A Markov Chain {$X_n,n\geq0$} with states $0,1,2$, has the transition probability matrix $$\begin{bmatrix}\frac{1}{2}&\frac{1}{3}&\frac{1}{6}\\0&\frac{1}{3}&\frac{2}{3}\\\frac{1}{2}&0&\frac{1}{2}\end{bmatrix}$$ If $P(X_0=0)=P(X_0=1)=\frac{1}{4}$, find $E[X_3]$.
I'm not so sure, because $X_3$ it is outside the states $$P(X_{n+1}=j|X_n=i)$$ $$E[X_3]=0P(X_3=0)+1P(X_3=1)+2P(X_3=2)$$ that's what they want to mean?

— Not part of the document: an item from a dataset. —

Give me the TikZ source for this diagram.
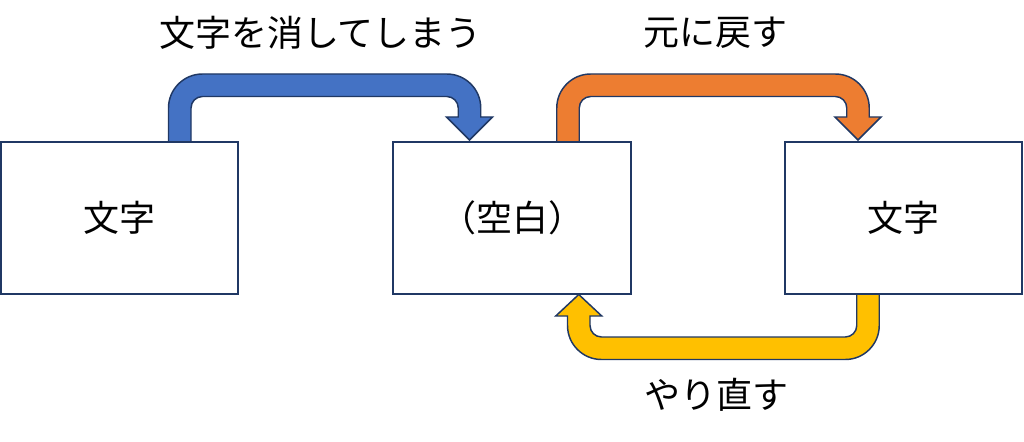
\documentclass[tikz,border=0pt]{standalone}
\usepackage{fontspec}
\newfontfamily\jpfont{Noto Sans CJK JP}
\definecolor{outl}{HTML}{203864}
\definecolor{cblue}{HTML}{4472C4}
\definecolor{corange}{HTML}{ED7D31}
\definecolor{cyellow}{HTML}{FFC000}
\tikzset{
  box/.style={draw=outl, line width=1.5pt, fill=white, rectangle, inner sep=0pt,
    minimum width=237.5*0.75pt, minimum height=151.5*0.75pt, font=\jpfont\fontsize{27pt}{32pt}\selectfont},
  lbl/.style={inner sep=0pt, font=\jpfont\fontsize{27pt}{32pt}\selectfont},
  barrow/.style={draw=outl, line width=1.1pt, line join=miter}
}
\begin{document}
\begin{tikzpicture}[x=0.75pt, y=-0.75pt]
\useasboundingbox (0,0) rectangle (1024,442);
% blue arrow
\path[barrow, fill=cblue] (168.5,143) -- (168.5,108) arc[start angle=180, end angle=270, radius=34]
  -- (446.75,74) arc[start angle=270, end angle=360, radius=34]
  -- (480.75,117) -- (492.5,117) -- (469.5,140) -- (446.5,117) -- (458.25,117) -- (458.25,108)
  arc[start angle=0, end angle=-90, radius=11.5]
  -- (202.5,96.5) arc[start angle=270, end angle=180, radius=11.5]
  -- (191,143) -- cycle;
% orange arrow
\path[barrow, fill=corange] (556.75,143) -- (556.75,108) arc[start angle=180, end angle=270, radius=34]
  -- (835.25,74) arc[start angle=270, end angle=360, radius=34]
  -- (869.25,117) -- (881,117) -- (858,140) -- (835,117) -- (846.75,117) -- (846.75,108)
  arc[start angle=0, end angle=-90, radius=11.5]
  -- (590.75,96.5) arc[start angle=270, end angle=180, radius=11.5]
  -- (579.25,143) -- cycle;
% yellow arrow
\path[barrow, fill=cyellow] (856.75,293) -- (856.75,325.5) arc[start angle=0, end angle=90, radius=11.5]
  -- (601.5,337) arc[start angle=90, end angle=180, radius=11.5]
  -- (590,316) -- (601.75,316) -- (578.75,294.5) -- (555.75,316) -- (567.5,316) -- (567.5,325.5)
  arc[start angle=180, end angle=90, radius=34]
  -- (845.25,359.5) arc[start angle=90, end angle=0, radius=34]
  -- (879.25,293) -- cycle;
% boxes
\node[box] (left) at (119.5,218) {文字};
\node[box] (mid) at (512,218) {（空白）};
\node[box] (right) at (903.5,218) {文字};
% labels
\node[lbl] (erase) at (320.5,33) {文字を消してしまう};
\node[lbl] (undo) at (715,33) {元に戻す};
\node[lbl] (redo) at (716.5,395) {やり直す};
\end{tikzpicture}
\end{document}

Yes, this is the correct way to calculate $E[X_3]$ $$E[X_3]=0P(X_3=0)+1P(X_3=1)+2P(X_3=2)$$ The $3$ corresponds to the temporal dimension, not the spatial dimension, which can be any $n$ from $0$ onward.
You have sufficient information to calculate the probabilities of being in each spatial state at time $3$. You are given the initial probabilities $P(X_0 = i_0)$ and the transition probabilities $P(X_{n+1} = i_{n+1} | X_n = i_n)$.